- _WRITTEN INSTRUCTION_
Copy every line from the records below that holds the word "React".

- _EXERCISE MATERIAL_
"""
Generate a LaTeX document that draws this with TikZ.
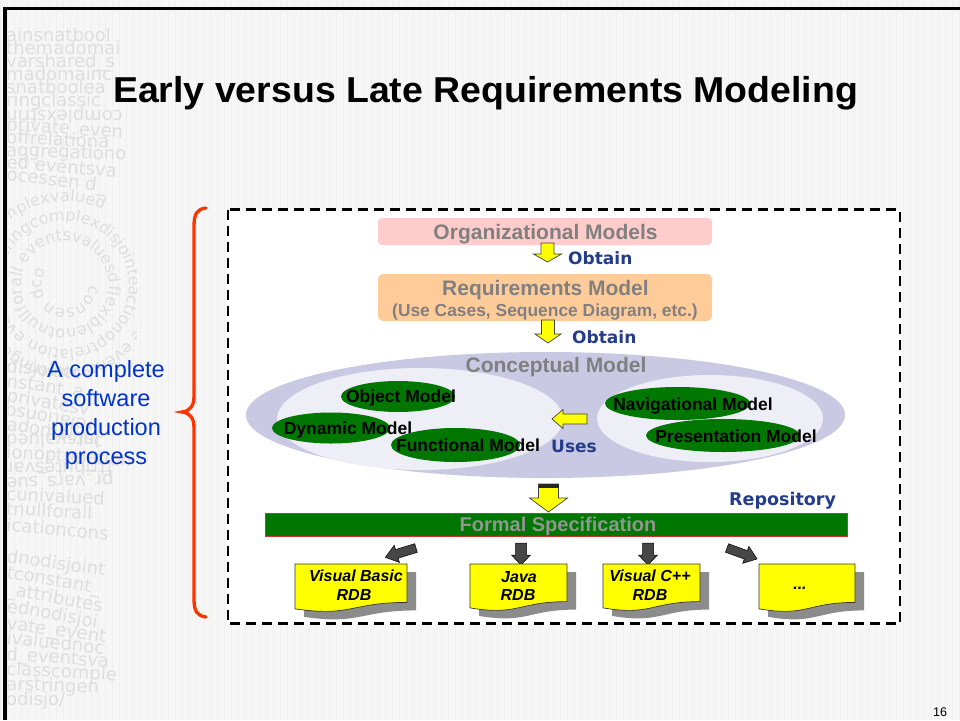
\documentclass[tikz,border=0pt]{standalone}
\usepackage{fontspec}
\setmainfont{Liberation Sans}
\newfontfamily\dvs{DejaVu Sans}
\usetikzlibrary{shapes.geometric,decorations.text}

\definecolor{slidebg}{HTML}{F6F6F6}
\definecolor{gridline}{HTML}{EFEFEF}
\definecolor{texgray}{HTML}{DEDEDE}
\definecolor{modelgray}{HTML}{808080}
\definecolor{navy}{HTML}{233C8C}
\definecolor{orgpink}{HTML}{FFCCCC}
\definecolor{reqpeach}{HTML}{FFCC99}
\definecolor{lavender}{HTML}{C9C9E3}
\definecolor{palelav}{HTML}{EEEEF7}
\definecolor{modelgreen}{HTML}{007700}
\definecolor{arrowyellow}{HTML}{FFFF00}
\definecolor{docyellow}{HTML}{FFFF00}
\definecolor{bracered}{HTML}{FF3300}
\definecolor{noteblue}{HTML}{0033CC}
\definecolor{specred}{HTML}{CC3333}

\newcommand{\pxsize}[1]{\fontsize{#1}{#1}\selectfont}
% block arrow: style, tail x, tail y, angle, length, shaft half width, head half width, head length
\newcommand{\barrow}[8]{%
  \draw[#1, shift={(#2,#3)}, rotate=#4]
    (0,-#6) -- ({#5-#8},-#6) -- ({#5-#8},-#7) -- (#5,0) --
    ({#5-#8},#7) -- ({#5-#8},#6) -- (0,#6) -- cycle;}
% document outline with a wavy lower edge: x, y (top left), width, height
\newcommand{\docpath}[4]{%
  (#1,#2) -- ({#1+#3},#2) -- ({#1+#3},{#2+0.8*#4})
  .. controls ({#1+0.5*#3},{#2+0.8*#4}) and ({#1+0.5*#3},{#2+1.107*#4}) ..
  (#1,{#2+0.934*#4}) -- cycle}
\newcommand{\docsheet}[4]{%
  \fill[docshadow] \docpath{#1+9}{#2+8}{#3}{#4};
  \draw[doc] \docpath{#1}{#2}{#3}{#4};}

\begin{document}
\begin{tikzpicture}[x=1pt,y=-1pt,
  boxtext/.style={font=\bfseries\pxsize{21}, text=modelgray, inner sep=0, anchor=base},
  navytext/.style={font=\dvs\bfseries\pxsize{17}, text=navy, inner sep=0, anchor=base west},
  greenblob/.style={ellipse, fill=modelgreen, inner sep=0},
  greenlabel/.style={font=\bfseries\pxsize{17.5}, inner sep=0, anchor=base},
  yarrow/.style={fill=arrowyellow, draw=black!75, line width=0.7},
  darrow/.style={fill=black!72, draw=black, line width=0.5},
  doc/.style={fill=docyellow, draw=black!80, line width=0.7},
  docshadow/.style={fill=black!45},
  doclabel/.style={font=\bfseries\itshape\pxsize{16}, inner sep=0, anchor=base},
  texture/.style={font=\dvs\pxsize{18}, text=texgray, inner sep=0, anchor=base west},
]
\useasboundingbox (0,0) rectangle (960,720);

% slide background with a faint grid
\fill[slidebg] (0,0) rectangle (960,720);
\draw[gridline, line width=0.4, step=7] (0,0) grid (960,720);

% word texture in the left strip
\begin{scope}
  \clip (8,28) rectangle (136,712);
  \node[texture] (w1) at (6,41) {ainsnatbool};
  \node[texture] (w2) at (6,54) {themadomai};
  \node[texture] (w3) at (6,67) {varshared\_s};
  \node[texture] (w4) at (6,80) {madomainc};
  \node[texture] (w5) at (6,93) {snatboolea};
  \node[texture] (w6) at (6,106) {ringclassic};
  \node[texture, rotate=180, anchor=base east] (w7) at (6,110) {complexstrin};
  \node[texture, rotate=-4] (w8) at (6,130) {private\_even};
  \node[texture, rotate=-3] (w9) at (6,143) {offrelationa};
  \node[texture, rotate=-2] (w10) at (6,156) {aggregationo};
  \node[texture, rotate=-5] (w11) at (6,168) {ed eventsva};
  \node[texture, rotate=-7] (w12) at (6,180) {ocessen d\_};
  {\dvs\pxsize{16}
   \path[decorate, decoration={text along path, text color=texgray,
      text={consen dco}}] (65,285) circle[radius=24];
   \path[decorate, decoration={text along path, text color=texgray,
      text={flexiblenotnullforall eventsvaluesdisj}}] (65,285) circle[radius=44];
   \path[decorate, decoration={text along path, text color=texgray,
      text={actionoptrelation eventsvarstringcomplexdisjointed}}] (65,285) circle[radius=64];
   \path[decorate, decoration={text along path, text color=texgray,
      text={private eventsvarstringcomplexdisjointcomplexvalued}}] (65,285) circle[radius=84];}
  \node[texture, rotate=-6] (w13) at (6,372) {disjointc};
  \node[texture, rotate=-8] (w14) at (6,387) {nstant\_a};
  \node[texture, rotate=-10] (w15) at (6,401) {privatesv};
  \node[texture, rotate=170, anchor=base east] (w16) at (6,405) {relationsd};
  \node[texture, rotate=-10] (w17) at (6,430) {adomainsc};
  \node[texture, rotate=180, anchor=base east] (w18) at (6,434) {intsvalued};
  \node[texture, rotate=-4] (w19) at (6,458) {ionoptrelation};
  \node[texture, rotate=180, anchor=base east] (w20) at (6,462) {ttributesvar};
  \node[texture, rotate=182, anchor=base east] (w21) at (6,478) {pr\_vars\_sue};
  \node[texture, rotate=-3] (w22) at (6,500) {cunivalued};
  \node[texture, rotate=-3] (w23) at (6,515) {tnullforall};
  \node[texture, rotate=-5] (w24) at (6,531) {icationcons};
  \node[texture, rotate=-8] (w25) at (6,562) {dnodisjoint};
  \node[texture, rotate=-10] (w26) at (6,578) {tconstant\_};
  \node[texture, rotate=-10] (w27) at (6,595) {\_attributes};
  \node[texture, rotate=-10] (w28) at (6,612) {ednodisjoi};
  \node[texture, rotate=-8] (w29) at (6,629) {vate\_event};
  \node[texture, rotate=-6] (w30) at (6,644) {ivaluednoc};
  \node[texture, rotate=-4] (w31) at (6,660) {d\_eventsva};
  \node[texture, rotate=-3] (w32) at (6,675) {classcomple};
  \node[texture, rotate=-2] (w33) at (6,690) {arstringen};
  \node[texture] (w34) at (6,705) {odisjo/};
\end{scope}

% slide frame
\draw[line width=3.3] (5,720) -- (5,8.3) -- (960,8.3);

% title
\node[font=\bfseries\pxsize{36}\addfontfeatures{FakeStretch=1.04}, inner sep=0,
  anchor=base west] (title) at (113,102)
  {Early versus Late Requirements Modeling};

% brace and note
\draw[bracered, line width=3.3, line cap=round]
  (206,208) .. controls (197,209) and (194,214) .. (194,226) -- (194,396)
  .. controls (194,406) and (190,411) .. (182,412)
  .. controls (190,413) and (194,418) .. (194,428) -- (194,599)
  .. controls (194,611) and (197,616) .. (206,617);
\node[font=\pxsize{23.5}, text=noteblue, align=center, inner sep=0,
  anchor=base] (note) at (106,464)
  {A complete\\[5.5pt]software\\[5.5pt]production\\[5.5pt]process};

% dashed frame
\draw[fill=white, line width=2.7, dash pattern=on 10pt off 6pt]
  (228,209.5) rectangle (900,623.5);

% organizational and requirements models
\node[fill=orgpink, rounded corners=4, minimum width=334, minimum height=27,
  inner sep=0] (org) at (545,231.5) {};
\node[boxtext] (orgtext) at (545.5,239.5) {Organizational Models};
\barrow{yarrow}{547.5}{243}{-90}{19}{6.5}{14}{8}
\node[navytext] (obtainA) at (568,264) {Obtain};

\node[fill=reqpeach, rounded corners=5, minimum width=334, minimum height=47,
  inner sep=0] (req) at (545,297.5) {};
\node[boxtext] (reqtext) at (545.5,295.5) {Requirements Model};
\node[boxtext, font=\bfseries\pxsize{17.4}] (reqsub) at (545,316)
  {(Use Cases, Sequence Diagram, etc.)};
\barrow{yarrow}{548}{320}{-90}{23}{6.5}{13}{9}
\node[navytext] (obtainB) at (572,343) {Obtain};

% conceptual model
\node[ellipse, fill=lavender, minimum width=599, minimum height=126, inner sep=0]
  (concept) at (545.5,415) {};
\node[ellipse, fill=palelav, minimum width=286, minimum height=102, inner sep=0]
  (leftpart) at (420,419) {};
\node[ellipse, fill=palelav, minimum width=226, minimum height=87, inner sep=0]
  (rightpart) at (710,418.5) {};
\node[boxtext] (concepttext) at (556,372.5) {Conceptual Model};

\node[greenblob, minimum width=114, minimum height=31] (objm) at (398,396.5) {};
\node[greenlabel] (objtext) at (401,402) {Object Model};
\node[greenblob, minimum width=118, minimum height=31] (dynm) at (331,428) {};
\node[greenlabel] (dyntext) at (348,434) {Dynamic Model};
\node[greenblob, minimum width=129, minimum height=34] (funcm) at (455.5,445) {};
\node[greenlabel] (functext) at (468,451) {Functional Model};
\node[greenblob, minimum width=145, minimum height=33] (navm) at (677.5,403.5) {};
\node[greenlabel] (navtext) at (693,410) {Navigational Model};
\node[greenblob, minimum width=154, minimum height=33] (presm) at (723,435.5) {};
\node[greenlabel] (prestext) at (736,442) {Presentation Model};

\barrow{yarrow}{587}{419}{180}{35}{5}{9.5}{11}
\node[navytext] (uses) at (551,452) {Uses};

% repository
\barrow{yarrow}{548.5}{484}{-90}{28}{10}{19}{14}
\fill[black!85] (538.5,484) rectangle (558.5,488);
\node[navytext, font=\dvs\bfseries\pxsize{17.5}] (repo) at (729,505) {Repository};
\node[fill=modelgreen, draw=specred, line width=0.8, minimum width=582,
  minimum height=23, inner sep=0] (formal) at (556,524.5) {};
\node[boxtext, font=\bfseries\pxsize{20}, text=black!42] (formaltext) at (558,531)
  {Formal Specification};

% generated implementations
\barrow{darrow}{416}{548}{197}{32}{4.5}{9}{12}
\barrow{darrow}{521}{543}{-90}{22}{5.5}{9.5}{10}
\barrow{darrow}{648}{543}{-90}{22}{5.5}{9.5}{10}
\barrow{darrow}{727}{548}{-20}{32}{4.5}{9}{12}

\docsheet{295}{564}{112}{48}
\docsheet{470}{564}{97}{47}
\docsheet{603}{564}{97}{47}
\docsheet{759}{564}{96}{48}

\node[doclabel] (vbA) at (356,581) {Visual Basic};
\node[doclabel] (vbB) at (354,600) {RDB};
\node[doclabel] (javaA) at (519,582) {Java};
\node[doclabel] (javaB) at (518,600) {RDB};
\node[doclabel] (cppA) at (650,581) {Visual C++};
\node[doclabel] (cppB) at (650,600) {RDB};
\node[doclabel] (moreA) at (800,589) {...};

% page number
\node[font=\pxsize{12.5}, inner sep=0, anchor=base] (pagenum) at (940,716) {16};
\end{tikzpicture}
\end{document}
"""
"""
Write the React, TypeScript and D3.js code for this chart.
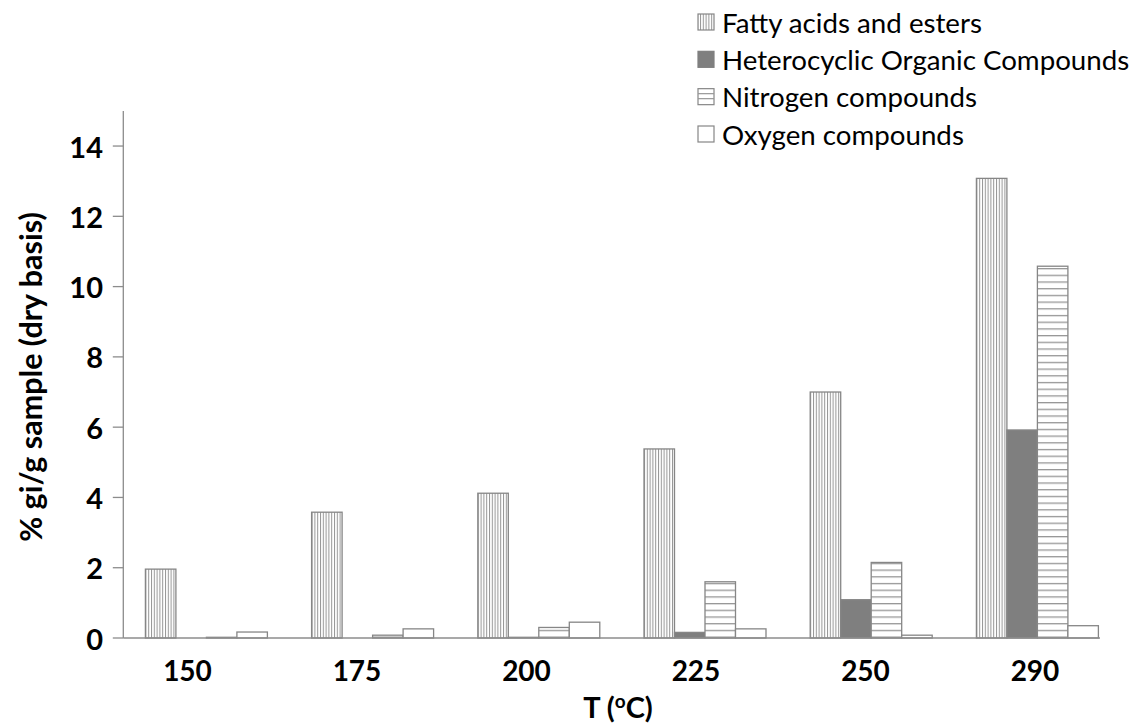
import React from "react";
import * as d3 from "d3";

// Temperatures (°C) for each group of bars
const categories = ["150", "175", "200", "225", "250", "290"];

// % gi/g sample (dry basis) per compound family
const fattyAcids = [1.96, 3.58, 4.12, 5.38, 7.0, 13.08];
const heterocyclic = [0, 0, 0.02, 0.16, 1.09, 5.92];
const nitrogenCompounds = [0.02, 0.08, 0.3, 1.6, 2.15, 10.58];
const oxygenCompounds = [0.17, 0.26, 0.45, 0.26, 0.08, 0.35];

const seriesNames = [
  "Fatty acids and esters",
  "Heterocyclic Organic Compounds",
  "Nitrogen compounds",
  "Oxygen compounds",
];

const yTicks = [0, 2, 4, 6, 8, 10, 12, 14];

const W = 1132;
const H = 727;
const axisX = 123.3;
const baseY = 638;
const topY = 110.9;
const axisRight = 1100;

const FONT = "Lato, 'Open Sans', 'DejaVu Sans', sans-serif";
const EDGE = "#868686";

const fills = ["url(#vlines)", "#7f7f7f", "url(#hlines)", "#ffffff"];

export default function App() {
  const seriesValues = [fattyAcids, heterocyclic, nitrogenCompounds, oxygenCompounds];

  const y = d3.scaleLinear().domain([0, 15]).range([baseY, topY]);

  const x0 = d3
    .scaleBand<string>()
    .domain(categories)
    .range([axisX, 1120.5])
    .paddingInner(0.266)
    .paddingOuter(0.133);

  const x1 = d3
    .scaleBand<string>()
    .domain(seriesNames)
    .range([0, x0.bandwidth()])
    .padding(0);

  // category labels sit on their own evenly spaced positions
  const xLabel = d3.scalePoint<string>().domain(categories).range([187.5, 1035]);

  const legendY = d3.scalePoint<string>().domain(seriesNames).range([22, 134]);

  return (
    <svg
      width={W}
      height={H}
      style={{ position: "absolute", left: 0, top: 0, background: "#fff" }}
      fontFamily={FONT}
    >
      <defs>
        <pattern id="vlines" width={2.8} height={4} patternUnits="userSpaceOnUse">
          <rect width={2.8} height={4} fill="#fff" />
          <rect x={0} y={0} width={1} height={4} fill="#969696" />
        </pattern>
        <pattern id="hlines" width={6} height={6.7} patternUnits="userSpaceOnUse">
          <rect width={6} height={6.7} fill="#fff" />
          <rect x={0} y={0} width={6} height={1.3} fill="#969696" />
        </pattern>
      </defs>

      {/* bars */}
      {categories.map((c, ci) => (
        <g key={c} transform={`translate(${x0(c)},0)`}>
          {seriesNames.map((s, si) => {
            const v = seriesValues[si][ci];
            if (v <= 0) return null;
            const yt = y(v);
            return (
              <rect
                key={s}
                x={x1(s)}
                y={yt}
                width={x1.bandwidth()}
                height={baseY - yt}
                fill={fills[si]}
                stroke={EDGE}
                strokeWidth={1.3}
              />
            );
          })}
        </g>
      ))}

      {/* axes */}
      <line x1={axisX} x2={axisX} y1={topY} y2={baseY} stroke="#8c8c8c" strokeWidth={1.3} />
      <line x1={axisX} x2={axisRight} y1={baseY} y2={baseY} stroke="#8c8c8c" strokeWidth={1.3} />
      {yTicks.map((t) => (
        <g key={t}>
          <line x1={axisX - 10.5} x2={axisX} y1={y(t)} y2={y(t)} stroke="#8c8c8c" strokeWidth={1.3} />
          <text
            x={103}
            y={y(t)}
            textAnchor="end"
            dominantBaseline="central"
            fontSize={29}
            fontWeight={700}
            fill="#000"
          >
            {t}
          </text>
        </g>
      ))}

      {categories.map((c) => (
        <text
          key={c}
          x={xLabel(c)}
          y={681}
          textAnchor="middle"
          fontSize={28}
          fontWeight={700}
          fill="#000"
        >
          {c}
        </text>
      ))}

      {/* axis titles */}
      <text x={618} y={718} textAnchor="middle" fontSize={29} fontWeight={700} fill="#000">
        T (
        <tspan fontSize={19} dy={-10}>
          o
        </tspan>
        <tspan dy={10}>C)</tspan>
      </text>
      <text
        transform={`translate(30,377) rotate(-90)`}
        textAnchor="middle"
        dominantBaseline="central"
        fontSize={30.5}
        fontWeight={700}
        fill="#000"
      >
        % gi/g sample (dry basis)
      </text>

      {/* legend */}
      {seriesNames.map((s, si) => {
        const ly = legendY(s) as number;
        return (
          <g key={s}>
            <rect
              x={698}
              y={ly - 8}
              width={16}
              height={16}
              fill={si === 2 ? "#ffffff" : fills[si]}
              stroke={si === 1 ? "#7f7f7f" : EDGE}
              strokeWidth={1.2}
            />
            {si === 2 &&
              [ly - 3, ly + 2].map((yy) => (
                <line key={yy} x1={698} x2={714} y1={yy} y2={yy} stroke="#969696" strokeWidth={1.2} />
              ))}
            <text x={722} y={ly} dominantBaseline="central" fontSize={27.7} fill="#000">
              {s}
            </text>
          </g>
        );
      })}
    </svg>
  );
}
"""
- _EXERCISE RESULT_
Write the React, TypeScript and D3.js code for this chart.
import React from "react";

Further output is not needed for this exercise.